■ RECORDED INFORMATION:

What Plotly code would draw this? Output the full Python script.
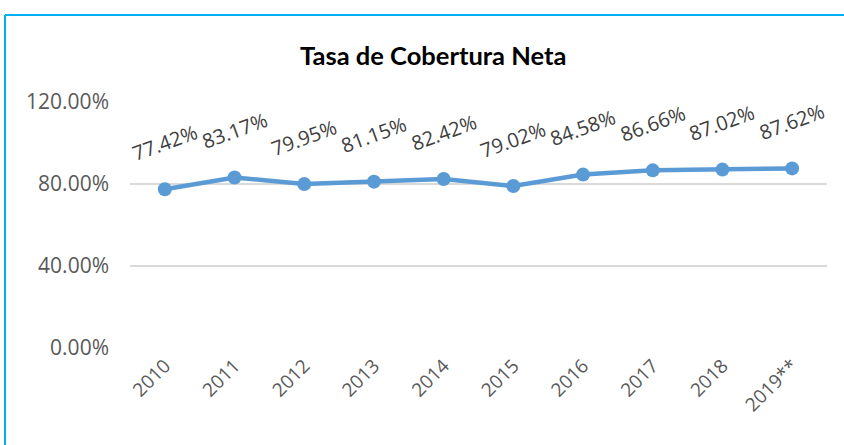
import plotly.graph_objects as go

years = ["2010", "2011", "2012", "2013", "2014", "2015", "2016", "2017", "2018", "2019**"]
coverage = [0.7742, 0.8317, 0.7995, 0.8115, 0.8242, 0.7902, 0.8458, 0.8666, 0.8702, 0.8762]
y_ticks = [0, 0.4, 0.8, 1.2]
title_text = "Tasa de Cobertura Neta"

line_color = "#5B9BD5"
text_color = "#595959"

fig = go.Figure()
fig.add_trace(go.Scatter(
    x=years, y=coverage, mode="lines+markers",
    line=dict(color=line_color, width=4.5),
    marker=dict(color=line_color, size=14),
    hoverinfo="skip", showlegend=False,
))

L, R, T, B = 130, 17, 102, 97
W, H = 844, 445
pw, ph = W - L - R, H - T - B
def px_x(p):
    return (p - L) / pw
def px_y(p):
    return (H - B - p) / ph

annotations = []
for i, v in enumerate(coverage):
    annotations.append(dict(
        x=i, y=v, xref="x", yref="y", text=f"{v:.2%}", showarrow=False,
        textangle=-20, yshift=47,
        font=dict(family="Open Sans", size=20, color="#404040"),
    ))
annotations.append(dict(
    x=px_x(433), y=px_y(55), xref="paper", yref="paper", xanchor="center", yanchor="middle",
    text=f"<b>{title_text}</b>", showarrow=False,
    font=dict(family="Lato", size=25.5, color="black"),
))

border = "#00B0F0"
shapes = [
    dict(type="line", xref="paper", yref="paper", x0=px_x(5), x1=px_x(846), y0=px_y(15), y1=px_y(15),
         line=dict(color=border, width=2)),
    dict(type="line", xref="paper", yref="paper", x0=px_x(5), x1=px_x(5), y0=px_y(15), y1=px_y(447),
         line=dict(color=border, width=2)),
]

fig.update_layout(
    width=W, height=H,
    margin=dict(l=L, r=R, t=T, b=B, autoexpand=False),
    paper_bgcolor="white", plot_bgcolor="white",
    annotations=annotations, shapes=shapes,
    xaxis=dict(
        type="category", range=[-0.5, len(years) - 0.5], tickangle=-45,
        showgrid=False, showline=False, ticks="", automargin=False,
        ticklabelstandoff=2,
        tickfont=dict(family="Open Sans", size=19, color=text_color),
    ),
    yaxis=dict(
        range=[0, 1.2], tickvals=y_ticks, tickformat=".2%", automargin=False,
        showgrid=True, gridcolor="#D9D9D9", gridwidth=1.5, zeroline=False,
        showline=False, ticks="", ticklen=0, ticklabelstandoff=20,
        tickfont=dict(family="Open Sans", size=21, color=text_color),
    ),
)

fig.write_html(
    "out.html",
    config={"displayModeBar": False},
    post_script="document.body.style.margin='0';document.body.style.overflow='hidden';",
)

■ REQUIRED WORK:
Transcribe the listing above verbatim. Omit the pictures.

■ THE REPLY:
What Plotly code would draw this? Output the full Python script.
import plotly.graph_objects as go

years = ["2010", "2011", "2012", "2013", "2014", "2015", "2016", "2017", "2018", "2019**"]
coverage = [0.7742, 0.8317, 0.7995, 0.8115, 0.8242, 0.7902, 0.8458, 0.8666, 0.8702, 0.8762]
y_ticks = [0, 0.4, 0.8, 1.2]
title_text = "Tasa de Cobertura Neta"

line_color = "#5B9BD5"
text_color = "#595959"

fig = go.Figure()
fig.add_trace(go.Scatter(
    x=years, y=coverage, mode="lines+markers",
    line=dict(color=line_color, width=4.5),
    marker=dict(color=line_color, size=14),
    hoverinfo="skip", showlegend=False,
))

L, R, T, B = 130, 17, 102, 97
W, H = 844, 445
pw, ph = W - L - R, H - T - B
def px_x(p):
    return (p - L) / pw
def px_y(p):
    return (H - B - p) / ph

annotations = []
for i, v in enumerate(coverage):
    annotations.append(dict(
        x=i, y=v, xref="x", yref="y", text=f"{v:.2%}", showarrow=False,
        textangle=-20, yshift=47,
        font=dict(family="Open Sans", size=20, color="#404040"),
    ))
annotations.append(dict(
    x=px_x(433), y=px_y(55), xref="paper", yref="paper", xanchor="center", yanchor="middle",
    text=f"<b>{title_text}</b>", showarrow=False,
    font=dict(family="Lato", size=25.5, color="black"),
))

border = "#00B0F0"
shapes = [
    dict(type="line", xref="paper", yref="paper", x0=px_x(5), x1=px_x(846), y0=px_y(15), y1=px_y(15),
         line=dict(color=border, width=2)),
    dict(type="line", xref="paper", yref="paper", x0=px_x(5), x1=px_x(5), y0=px_y(15), y1=px_y(447),
         line=dict(color=border, width=2)),
]

fig.update_layout(
    width=W, height=H,
    margin=dict(l=L, r=R, t=T, b=B, autoexpand=False),
    paper_bgcolor="white", plot_bgcolor="white",
    annotations=annotations, shapes=shapes,
    xaxis=dict(
        type="category", range=[-0.5, len(years) - 0.5], tickangle=-45,
        showgrid=False, showline=False, ticks="", automargin=False,
        ticklabelstandoff=2,
        tickfont=dict(family="Open Sans", size=19, color=text_color),
    ),
    yaxis=dict(
        range=[0, 1.2], tickvals=y_ticks, tickformat=".2%", automargin=False,
        showgrid=True, gridcolor="#D9D9D9", gridwidth=1.5, zeroline=False,
        showline=False, ticks="", ticklen=0, ticklabelstandoff=20,
        tickfont=dict(family="Open Sans", size=21, color=text_color),
    ),
)

fig.write_html(
    "out.html",
    config={"displayModeBar": False},
    post_script="document.body.style.margin='0';document.body.style.overflow='hidden';",
)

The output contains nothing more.